Disconnectedness compliance comes from the fact there is not one system which connects the disparate strands of the compliance discipline. In the view of Thomas Sehested, GAN Integrity founder and its former Chief Executive Officer connected compliance “enables a CCO and all those people in the organization working with compliance, to have one central place, a one system of record for everything they do.” This can be their whistleblowing hotline, case management,  training of their employees or training of their vendors policy. It is literally connecting them all so they are running from one central location and these disparate systems can be monitored from one central location. He put it as, “really like getting everything under one roof.” I was struck by that metaphor, “getting everything under one roof”, as one of the struggles many compliance officers have is that the information they need is literally siloed across different functions of the company. Information can be contained in the sales function, where there may be employee expense data, information on marketing expenses or charitable donations may be in the sales organization but it could be spread among other corporate functions as well.

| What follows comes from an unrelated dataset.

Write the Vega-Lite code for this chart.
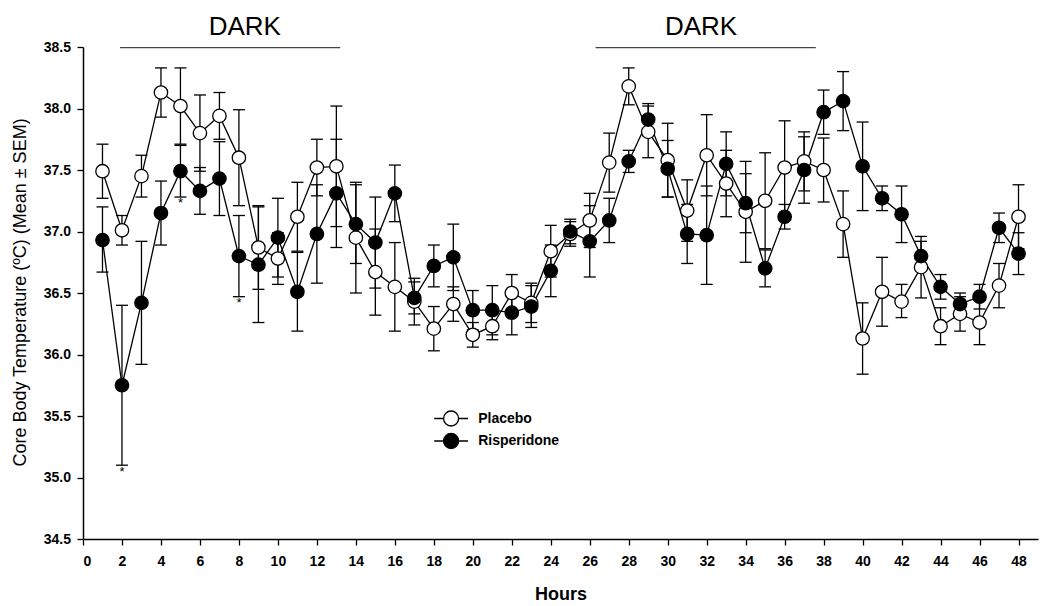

All of this is what the DOJ has articulated as operationalizing compliance. It first garnered attention in the February 2017 release of the original Evaluation of Corporate Compliance Programs. Since that time, compliance practitioners have steadily worked to move their compliance programs forward onto the front lines of their business units. Connected compliance is one way to do so but it clearly requires a human element to not only interpret data but to impart the appropriate or required compliance solution. Operationalizing compliance means that you cannot have an annual or even quarterly update on what’s going on in the program. It must be operationalized in such a way that you are sharing information not only with the regional business units of floating up to the corporate compliance folks, but also sharing information back and forth with the other business units, procurement, finance and reacting in real time.

Three key takeaways:

  1. Connected compliance moves you towards continuous monitoring.
  2. Compliance under one roof.
  3. Never forget the human element.